Filter the records for lines holding the string "this".

# start of Data for processing

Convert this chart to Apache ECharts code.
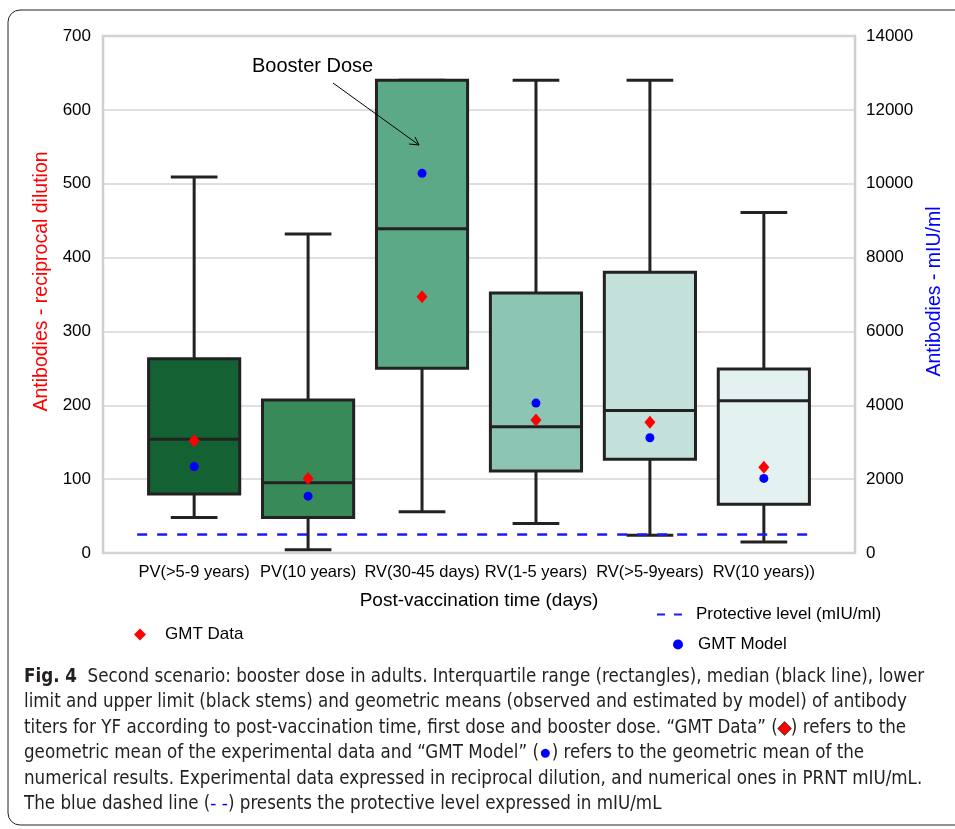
<!DOCTYPE html>
<html>
<head>
<meta charset="utf-8">
<title>Fig. 4 - booster dose in adults</title>
<script src="https://cdn.jsdelivr.net/npm/echarts@6/dist/echarts.min.js"></script>
<style>
  html, body { margin: 0; padding: 0; background: #fff; }
  #chart { width: 955px; height: 829px; }
</style>
</head>
<body>
<div id="chart"></div>
<script>
// groups on the x axis
var categories = ['PV(>5-9 years)', 'PV(10 years)', 'RV(30-45 days)', 'RV(1-5 years)', 'RV(>5-9years)', 'RV(10 years))'];
// box statistics, reciprocal dilution (left axis)
var whiskerLow  = [48, 4.5, 56, 40, 24, 15];
var quart1      = [80, 48, 250, 111, 127, 66];
var median      = [154, 95, 439, 171, 193, 206];
var quart3      = [263, 207, 640, 352, 380, 249];
var whiskerHigh = [509, 432, 640, 640, 640, 461];
// geometric means
var gmtData  = [152, 101, 347, 180, 177, 116];          // reciprocal dilution
var gmtModel = [2340, 1540, 10280, 4060, 3120, 2020];   // mIU/ml (right axis)
// protective level in mIU/ml, drawn from first to last group
var protectiveLevel = 500;
var protectiveFrom = -0.5, protectiveTo = 5.45;

var boxColors = ['#146133', '#398a59', '#5ca987', '#8cc5b3', '#c3e1da', '#e3f1f1'];
var font = '"Liberation Sans", Arial, sans-serif';
var captionFont = '"Liberation Sans Narrow", "DejaVu Sans Condensed", sans-serif';

var boxRows = categories.map(function (c, i) {
  return [i, whiskerLow[i], quart1[i], median[i], quart3[i], whiskerHigh[i]];
});

function renderBox(params, api) {
  var x = api.value(0);
  var lo = api.coord([x, api.value(1)]);
  var q1 = api.coord([x, api.value(2)]);
  var md = api.coord([x, api.value(3)]);
  var q3 = api.coord([x, api.value(4)]);
  var hi = api.coord([x, api.value(5)]);
  var unit = api.size([1, 0])[0];
  var bw = unit * 0.8, cw = unit * 0.41;
  var cx = lo[0];
  var ls = { stroke: '#222', lineWidth: 3 };
  return {
    type: 'group',
    children: [
      { type: 'line', shape: { x1: cx, y1: hi[1], x2: cx, y2: q3[1] }, style: ls },
      { type: 'line', shape: { x1: cx, y1: q1[1], x2: cx, y2: lo[1] }, style: ls },
      { type: 'line', shape: { x1: cx - cw / 2, y1: hi[1], x2: cx + cw / 2, y2: hi[1] }, style: ls },
      { type: 'line', shape: { x1: cx - cw / 2, y1: lo[1], x2: cx + cw / 2, y2: lo[1] }, style: ls },
      { type: 'rect', shape: { x: cx - bw / 2, y: q3[1], width: bw, height: q1[1] - q3[1] },
        style: { fill: boxColors[params.dataIndex], stroke: '#222', lineWidth: 3 } },
      { type: 'line', shape: { x1: cx - bw / 2, y1: md[1], x2: cx + bw / 2, y2: md[1] }, style: ls }
    ]
  };
}

var captionLines = [
  '{b|Fig. 4}  Second scenario: booster dose in adults. Interquartile range (rectangles), median (black line), lower',
  'limit and upper limit (black stems) and geometric means (observed and estimated by model) of antibody',
  'titers for YF according to post-vaccination time, first dose and booster dose. \u201cGMT Data\u201d ({dia|\u25c6}) refers to the',
  'geometric mean of the experimental data and \u201cGMT Model\u201d ({dot|\u25cf}) refers to the geometric mean of the',
  'numerical results. Experimental data expressed in reciprocal dilution, and numerical ones in PRNT mIU/mL.',
  'The blue dashed line ({dash|- -}) presents the protective level expressed in mIU/mL'
];

var captionGraphics = captionLines.map(function (t, i) {
  return {
    type: 'text', left: 24, top: 666 + i * 25.5, z: 100,
    style: {
      text: t, font: '18.6px ' + captionFont, fill: '#231f20', lineHeight: 22,
      rich: {
        b: { fontWeight: 'bold', fontSize: 18.6, fontFamily: captionFont, fill: '#231f20', lineHeight: 22 },
        dia: { fill: '#ff0000', stroke: '#000', lineWidth: 1, fontSize: 17, lineHeight: 22 },
        dot: { fill: '#0000ff', fontSize: 21, lineHeight: 22 },
        dash: { fill: '#0000ff', fontSize: 18.6, lineHeight: 22 }
      }
    }
  };
});

var chart = echarts.init(document.getElementById('chart'));
chart.setOption({
  backgroundColor: '#fff',
  animation: false,
  textStyle: { fontFamily: font },
  grid: { left: 103, right: 100, top: 36, bottom: 276, show: true, borderColor: '#cfcfcf', borderWidth: 2.5 },
  xAxis: {
    type: 'value', min: -0.8, max: 5.8,
    name: 'Post-vaccination time (days)', nameLocation: 'middle', nameGap: 38,
    nameTextStyle: { fontSize: 19, color: '#000', fontFamily: font },
    axisLine: { show: false }, axisTick: { show: false }, splitLine: { show: false },
    axisLabel: {
      customValues: [0, 1, 2, 3, 4, 5], hideOverlap: false,
      formatter: function (v) { return categories[Math.round(v)]; },
      fontSize: 16.5, color: '#000', margin: 11
    }
  },
  yAxis: [{
    type: 'value', min: 0, max: 700, interval: 100, position: 'left',
    name: 'Antibodies - reciprocal dilution', nameLocation: 'middle', nameGap: 49,
    nameTextStyle: { fontSize: 19.5, color: '#ff0000', padding: [0, 0, 0, 26] },
    axisLine: { show: false }, axisTick: { show: false },
    axisLabel: { fontSize: 17, color: '#000', margin: 12 },
    splitLine: { lineStyle: { color: '#d4d4d4', width: 1.5 } }
  }, {
    type: 'value', min: 0, max: 14000, interval: 2000, position: 'right',
    name: 'Antibodies - mIU/ml', nameLocation: 'middle', nameGap: 63,
    nameTextStyle: { fontSize: 19.5, color: '#0000ff', padding: [0, 0, 0, 6] },
    axisLine: { show: false }, axisTick: { show: false },
    axisLabel: { fontSize: 17, color: '#000', margin: 11, formatter: function (v) { return String(v); } },
    splitLine: { show: false }
  }],
  legend: [{
    data: ['GMT Data'], left: 129, top: 621, icon: 'diamond', itemWidth: 12, itemHeight: 12,
    textStyle: { fontSize: 17, color: '#000', padding: [0, 0, 0, 14] }
  }, {
    data: ['Protective level (mIU/ml)'], left: 652, top: 601, itemWidth: 25, itemHeight: 2,
    icon: 'path://M0,0H8V2H0Z M17,0H25V2H17Z',
    textStyle: { fontSize: 17, color: '#000', padding: [0, 0, 0, 9] }
  }, {
    data: ['GMT Model'], left: 668, top: 631, icon: 'circle', itemWidth: 10, itemHeight: 10,
    textStyle: { fontSize: 17, color: '#000', padding: [0, 0, 0, 10] }
  }],
  graphic: [
    { type: 'rect', shape: { x: 8, y: 10, width: 1000, height: 815, r: 12 }, z: 100,
      style: { fill: 'none', stroke: '#222', lineWidth: 1 }, silent: true },
    { type: 'text', left: 252, top: 56, z: 100, style: { text: 'Booster Dose', font: '20px ' + font, fill: '#000' } },
    { type: 'line', z: 100, shape: { x1: 333, y1: 83, x2: 419, y2: 145 }, style: { stroke: '#000', lineWidth: 1 } },
    { type: 'polyline', z: 100, shape: { points: [[409, 144], [419, 145], [415, 137]] }, style: { stroke: '#000', lineWidth: 1, fill: 'none' } }
  ].concat(captionGraphics),
  series: [{
    type: 'custom', name: 'boxes', renderItem: renderBox,
    encode: { x: 0, y: [1, 2, 3, 4, 5] }, data: boxRows, z: 2
  }, {
    type: 'line', name: 'Protective level (mIU/ml)', yAxisIndex: 1,
    data: [[protectiveFrom, protectiveLevel], [protectiveTo, protectiveLevel]],
    symbol: 'none', color: '#1a1aff',
    lineStyle: { color: '#1a1aff', width: 2.5, type: [10, 10] }, z: 3
  }, {
    type: 'scatter', name: 'GMT Data', symbol: 'diamond', symbolSize: [11, 13],
    data: gmtData.map(function (v, i) { return [i, v]; }),
    itemStyle: { color: '#ff0000', opacity: 1 }, z: 4
  }, {
    type: 'scatter', name: 'GMT Model', yAxisIndex: 1, symbol: 'circle', symbolSize: 9,
    data: gmtModel.map(function (v, i) { return [i, v]; }),
    itemStyle: { color: '#0000ff', opacity: 1 }, z: 4
  }]
});
</script>
</body>
</html>
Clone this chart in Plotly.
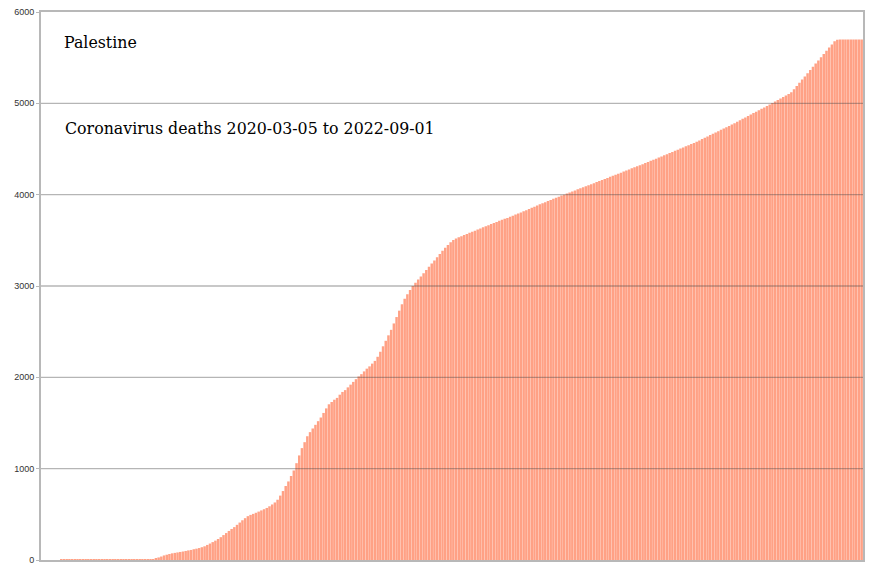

# end of Data for processing

● Solution to the exercise
Convert this chart to Apache ECharts code.
Clone this chart in Plotly.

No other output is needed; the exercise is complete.